Problem statement: Pictures in the data should be dropped; transcribe exactly the lines from the one that has "Clone this chart in matplotlib." through the one that has "cutoff_3 = cutoff_1".

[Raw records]
◆ ◆ ◆ ◆ ◆
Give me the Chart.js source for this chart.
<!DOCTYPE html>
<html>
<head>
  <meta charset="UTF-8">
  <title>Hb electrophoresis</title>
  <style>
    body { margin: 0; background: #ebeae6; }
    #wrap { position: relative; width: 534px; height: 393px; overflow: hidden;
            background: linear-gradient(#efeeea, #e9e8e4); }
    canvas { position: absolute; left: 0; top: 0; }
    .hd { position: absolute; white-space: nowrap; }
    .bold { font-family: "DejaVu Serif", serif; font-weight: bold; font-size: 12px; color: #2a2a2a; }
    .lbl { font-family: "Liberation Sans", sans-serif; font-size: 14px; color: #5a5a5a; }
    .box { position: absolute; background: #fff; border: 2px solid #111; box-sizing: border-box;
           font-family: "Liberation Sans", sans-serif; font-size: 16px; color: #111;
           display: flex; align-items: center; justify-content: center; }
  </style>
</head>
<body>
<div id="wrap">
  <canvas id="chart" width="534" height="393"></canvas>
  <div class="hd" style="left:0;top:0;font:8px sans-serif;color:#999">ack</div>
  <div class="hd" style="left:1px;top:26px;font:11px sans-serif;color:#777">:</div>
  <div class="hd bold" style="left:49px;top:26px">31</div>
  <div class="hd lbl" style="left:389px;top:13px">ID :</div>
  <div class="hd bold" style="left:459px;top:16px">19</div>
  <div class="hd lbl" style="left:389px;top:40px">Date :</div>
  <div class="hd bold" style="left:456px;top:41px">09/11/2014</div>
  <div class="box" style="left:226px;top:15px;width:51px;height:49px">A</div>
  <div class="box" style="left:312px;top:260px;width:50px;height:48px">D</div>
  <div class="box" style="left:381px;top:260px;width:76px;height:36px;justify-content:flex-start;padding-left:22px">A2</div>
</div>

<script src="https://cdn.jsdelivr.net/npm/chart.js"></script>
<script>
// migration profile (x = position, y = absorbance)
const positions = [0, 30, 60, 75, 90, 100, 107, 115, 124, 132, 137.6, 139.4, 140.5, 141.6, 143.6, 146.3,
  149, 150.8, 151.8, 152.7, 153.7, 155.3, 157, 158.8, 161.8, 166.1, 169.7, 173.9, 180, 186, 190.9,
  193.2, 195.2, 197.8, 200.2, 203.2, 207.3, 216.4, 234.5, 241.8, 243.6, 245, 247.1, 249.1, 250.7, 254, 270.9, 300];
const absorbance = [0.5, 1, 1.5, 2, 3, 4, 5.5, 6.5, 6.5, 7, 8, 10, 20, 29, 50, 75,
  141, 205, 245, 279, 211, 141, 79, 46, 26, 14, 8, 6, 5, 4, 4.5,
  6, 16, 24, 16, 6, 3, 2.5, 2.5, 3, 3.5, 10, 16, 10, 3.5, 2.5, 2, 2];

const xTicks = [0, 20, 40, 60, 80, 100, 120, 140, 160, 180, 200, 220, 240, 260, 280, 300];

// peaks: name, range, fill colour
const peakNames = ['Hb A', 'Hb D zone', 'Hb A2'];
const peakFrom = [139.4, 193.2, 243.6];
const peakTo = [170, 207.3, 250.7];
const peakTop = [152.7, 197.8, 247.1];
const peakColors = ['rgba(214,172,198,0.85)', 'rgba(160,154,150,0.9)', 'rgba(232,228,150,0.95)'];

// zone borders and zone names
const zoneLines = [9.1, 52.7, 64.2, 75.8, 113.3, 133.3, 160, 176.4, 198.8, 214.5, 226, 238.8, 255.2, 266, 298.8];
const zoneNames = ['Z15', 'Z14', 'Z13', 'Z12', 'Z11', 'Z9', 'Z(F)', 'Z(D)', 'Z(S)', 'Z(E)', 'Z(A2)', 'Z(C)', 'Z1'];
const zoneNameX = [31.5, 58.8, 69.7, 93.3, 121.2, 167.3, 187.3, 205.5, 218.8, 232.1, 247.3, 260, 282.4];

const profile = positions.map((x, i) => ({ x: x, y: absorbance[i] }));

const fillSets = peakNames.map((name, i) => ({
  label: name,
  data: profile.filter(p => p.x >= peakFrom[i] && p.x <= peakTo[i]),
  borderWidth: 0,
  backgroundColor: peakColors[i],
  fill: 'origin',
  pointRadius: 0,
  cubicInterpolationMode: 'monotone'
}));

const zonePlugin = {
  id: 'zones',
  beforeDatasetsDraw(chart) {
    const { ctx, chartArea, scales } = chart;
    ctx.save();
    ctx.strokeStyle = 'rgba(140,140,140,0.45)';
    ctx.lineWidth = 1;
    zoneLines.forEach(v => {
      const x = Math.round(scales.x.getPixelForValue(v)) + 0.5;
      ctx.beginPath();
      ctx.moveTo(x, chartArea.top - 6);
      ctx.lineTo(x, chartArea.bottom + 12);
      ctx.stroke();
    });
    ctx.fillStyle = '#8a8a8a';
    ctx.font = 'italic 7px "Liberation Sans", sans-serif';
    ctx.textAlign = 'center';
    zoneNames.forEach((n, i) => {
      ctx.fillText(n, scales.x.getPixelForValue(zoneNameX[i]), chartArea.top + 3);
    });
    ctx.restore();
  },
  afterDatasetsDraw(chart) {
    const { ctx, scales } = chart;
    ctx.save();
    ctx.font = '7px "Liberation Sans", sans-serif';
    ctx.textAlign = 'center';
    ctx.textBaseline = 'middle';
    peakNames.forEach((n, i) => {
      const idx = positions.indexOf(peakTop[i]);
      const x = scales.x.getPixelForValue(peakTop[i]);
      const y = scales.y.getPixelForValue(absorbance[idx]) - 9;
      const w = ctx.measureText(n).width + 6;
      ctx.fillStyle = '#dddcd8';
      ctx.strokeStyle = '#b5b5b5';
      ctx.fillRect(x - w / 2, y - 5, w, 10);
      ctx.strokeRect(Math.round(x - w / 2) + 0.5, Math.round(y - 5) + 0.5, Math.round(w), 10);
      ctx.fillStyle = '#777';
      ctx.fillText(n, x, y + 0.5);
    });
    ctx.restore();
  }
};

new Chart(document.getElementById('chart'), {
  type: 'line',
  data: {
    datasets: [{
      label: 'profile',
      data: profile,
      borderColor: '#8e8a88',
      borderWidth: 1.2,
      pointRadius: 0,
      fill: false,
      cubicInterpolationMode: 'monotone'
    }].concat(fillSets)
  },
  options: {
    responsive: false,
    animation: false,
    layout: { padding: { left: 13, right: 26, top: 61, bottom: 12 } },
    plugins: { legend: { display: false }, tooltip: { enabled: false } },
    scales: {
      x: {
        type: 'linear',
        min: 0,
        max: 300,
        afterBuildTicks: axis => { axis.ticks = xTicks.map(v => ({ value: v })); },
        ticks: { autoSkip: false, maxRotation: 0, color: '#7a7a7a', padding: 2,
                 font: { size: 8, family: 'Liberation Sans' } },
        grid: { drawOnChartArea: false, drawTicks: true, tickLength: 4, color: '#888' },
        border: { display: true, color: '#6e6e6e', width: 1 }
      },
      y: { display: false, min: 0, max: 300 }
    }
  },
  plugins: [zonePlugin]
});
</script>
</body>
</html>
◆ ◆ ◆ ◆ ◆
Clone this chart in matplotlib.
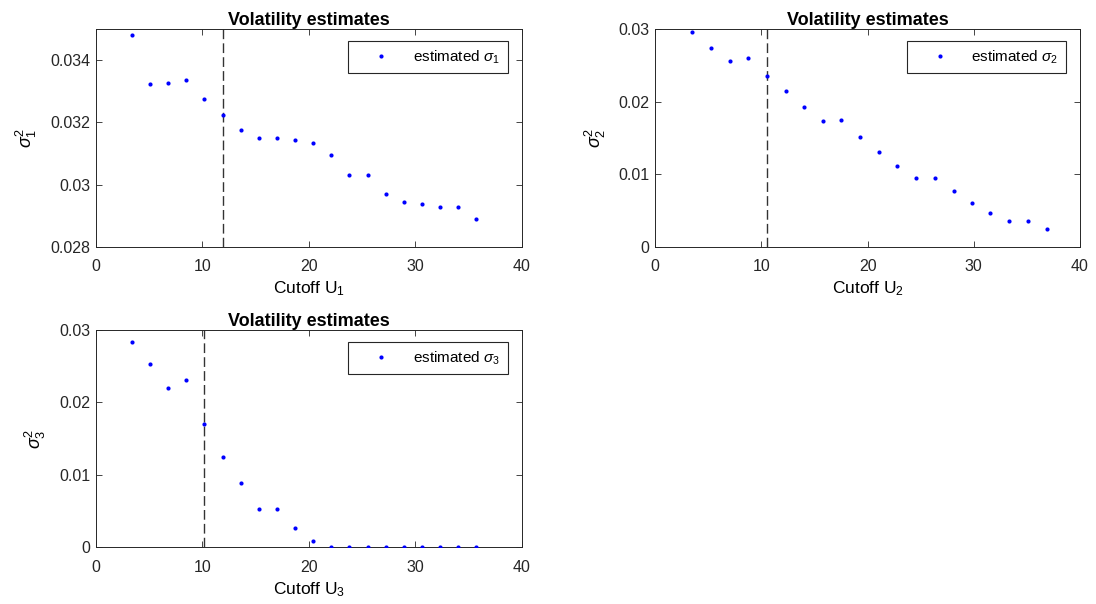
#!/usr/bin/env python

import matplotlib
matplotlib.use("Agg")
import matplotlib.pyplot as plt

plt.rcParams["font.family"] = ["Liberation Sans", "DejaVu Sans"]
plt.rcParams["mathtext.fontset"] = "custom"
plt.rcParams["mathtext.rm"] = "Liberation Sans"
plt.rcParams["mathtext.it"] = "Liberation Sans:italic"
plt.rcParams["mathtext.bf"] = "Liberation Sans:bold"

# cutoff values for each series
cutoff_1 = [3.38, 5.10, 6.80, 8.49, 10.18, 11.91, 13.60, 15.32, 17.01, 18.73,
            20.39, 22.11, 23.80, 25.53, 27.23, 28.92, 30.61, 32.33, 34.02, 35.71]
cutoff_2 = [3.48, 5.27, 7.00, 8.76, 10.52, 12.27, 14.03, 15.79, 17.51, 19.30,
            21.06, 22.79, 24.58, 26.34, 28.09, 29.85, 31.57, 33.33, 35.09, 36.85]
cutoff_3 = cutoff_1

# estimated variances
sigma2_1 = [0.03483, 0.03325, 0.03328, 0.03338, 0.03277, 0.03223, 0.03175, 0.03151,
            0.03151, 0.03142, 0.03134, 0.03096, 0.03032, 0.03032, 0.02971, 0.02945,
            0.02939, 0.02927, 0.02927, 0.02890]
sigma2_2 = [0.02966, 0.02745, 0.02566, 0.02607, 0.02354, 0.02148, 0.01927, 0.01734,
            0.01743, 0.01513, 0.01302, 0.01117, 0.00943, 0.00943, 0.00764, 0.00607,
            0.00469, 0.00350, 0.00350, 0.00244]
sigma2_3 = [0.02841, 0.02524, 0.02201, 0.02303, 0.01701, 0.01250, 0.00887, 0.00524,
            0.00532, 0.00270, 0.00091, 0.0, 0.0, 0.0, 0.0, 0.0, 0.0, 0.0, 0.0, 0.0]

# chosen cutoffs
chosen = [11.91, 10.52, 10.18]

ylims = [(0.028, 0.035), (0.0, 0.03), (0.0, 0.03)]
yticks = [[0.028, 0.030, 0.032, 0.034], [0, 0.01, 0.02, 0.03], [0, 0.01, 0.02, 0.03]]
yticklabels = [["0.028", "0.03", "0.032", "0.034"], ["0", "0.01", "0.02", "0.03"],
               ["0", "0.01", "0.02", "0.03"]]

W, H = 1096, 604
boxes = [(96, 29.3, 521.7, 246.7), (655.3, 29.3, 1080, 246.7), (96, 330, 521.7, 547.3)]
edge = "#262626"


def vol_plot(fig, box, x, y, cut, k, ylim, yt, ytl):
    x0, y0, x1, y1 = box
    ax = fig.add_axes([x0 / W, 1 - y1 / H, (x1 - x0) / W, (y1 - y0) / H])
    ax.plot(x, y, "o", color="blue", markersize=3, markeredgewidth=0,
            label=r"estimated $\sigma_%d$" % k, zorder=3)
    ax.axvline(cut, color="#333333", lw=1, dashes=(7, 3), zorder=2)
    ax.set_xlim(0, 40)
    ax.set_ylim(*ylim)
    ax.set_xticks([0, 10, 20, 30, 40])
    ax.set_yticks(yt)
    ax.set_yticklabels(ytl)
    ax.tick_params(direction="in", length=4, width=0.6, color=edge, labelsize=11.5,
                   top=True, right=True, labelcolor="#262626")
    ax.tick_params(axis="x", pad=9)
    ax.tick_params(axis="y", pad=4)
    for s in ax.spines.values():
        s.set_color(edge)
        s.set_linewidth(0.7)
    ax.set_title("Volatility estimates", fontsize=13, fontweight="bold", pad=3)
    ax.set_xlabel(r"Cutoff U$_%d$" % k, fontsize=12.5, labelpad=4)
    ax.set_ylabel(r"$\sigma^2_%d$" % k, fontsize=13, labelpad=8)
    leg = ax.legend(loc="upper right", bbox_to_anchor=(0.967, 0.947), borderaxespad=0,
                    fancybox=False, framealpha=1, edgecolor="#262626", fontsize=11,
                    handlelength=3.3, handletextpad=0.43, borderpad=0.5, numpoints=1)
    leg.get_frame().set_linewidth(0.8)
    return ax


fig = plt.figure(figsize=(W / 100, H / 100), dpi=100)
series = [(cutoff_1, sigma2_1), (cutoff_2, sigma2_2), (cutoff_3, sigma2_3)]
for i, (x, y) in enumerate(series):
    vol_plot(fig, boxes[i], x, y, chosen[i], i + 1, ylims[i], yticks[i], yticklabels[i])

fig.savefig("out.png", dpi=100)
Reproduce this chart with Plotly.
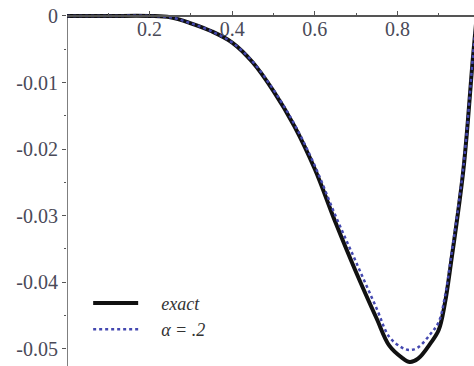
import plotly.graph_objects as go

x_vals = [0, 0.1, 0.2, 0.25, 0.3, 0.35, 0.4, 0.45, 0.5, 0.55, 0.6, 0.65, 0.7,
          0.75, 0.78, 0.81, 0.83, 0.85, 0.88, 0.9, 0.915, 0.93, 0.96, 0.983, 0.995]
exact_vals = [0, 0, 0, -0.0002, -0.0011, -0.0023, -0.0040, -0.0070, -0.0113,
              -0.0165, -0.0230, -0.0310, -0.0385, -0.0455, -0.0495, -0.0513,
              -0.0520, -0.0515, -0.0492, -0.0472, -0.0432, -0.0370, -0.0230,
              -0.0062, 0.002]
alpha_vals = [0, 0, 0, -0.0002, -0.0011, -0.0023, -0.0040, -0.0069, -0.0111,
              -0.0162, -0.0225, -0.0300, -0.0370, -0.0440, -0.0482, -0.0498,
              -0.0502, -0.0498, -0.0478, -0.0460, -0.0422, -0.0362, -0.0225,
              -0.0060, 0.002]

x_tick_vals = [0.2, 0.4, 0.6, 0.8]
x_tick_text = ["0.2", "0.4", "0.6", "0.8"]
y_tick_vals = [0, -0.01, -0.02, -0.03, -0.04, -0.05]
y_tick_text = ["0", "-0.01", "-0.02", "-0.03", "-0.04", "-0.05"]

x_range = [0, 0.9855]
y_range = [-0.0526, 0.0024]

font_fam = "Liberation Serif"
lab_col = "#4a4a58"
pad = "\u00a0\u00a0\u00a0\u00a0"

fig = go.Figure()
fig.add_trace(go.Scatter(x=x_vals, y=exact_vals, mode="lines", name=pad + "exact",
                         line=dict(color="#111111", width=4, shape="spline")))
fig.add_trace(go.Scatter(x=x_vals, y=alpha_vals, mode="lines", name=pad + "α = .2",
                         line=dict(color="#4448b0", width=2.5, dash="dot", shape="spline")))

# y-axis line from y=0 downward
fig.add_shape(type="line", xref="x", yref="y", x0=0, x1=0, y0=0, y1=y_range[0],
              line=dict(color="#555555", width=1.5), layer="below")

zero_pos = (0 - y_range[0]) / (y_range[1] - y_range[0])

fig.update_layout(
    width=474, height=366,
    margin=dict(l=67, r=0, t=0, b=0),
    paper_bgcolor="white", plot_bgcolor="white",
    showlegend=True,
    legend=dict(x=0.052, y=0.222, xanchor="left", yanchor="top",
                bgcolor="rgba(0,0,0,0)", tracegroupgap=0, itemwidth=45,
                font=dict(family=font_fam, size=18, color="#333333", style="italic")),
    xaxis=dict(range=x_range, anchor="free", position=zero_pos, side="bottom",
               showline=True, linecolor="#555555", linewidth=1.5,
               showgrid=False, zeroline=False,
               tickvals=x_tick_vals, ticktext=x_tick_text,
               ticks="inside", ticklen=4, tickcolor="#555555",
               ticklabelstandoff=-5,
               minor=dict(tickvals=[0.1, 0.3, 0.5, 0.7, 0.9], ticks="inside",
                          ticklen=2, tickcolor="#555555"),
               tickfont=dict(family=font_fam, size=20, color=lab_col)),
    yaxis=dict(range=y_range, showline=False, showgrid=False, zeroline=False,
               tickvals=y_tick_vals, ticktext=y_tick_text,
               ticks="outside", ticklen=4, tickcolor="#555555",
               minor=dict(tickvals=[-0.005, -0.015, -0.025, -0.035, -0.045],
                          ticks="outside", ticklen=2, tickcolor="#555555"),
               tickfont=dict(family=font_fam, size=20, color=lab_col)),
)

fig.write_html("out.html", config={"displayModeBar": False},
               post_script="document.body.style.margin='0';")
◆ ◆ ◆ ◆ ◆
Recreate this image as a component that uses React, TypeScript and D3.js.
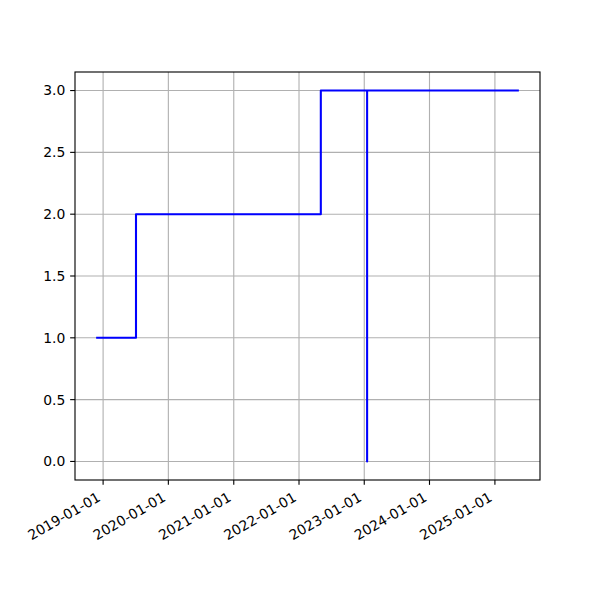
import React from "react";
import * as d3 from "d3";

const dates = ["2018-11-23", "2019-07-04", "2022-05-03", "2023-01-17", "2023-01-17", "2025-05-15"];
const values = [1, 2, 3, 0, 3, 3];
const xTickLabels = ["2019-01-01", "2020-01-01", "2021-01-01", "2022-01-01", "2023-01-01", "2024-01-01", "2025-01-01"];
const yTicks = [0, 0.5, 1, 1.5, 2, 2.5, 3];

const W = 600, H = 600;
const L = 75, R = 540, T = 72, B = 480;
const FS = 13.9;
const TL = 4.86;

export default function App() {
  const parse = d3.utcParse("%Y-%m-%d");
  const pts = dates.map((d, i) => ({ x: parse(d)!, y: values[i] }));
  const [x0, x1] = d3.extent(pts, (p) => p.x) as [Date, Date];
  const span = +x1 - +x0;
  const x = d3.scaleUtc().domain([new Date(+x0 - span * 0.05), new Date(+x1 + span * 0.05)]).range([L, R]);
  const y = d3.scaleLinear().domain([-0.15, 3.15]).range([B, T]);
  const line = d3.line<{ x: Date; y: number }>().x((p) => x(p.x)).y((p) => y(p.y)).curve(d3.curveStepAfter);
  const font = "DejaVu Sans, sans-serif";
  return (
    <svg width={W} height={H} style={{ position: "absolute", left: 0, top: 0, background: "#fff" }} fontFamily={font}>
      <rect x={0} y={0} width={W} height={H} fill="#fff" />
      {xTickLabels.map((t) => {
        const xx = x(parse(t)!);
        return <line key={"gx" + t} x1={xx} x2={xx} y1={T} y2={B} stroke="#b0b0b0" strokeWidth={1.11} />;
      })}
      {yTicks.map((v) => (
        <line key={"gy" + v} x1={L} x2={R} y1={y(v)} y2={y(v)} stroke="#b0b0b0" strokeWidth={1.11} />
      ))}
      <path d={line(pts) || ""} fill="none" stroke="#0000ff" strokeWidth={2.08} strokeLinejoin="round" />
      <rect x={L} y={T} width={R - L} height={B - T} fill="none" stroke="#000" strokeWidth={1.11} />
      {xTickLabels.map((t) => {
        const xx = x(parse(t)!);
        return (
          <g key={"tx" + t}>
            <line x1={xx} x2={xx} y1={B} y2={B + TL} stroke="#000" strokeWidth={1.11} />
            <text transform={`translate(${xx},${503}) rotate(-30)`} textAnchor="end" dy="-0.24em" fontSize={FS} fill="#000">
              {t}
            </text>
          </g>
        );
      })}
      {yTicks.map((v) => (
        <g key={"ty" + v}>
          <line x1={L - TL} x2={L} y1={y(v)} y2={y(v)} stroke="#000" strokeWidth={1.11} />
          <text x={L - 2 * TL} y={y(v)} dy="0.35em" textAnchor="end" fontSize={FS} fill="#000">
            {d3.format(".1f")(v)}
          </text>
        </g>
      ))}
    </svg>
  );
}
◆ ◆ ◆ ◆ ◆
Exercise answer:
Clone this chart in matplotlib.
#!/usr/bin/env python

import matplotlib
matplotlib.use("Agg")
import matplotlib.pyplot as plt

plt.rcParams["font.family"] = ["Liberation Sans", "DejaVu Sans"]
plt.rcParams["mathtext.fontset"] = "custom"
plt.rcParams["mathtext.rm"] = "Liberation Sans"
plt.rcParams["mathtext.it"] = "Liberation Sans:italic"
plt.rcParams["mathtext.bf"] = "Liberation Sans:bold"

# cutoff values for each series
cutoff_1 = [3.38, 5.10, 6.80, 8.49, 10.18, 11.91, 13.60, 15.32, 17.01, 18.73,
            20.39, 22.11, 23.80, 25.53, 27.23, 28.92, 30.61, 32.33, 34.02, 35.71]
cutoff_2 = [3.48, 5.27, 7.00, 8.76, 10.52, 12.27, 14.03, 15.79, 17.51, 19.30,
            21.06, 22.79, 24.58, 26.34, 28.09, 29.85, 31.57, 33.33, 35.09, 36.85]
cutoff_3 = cutoff_1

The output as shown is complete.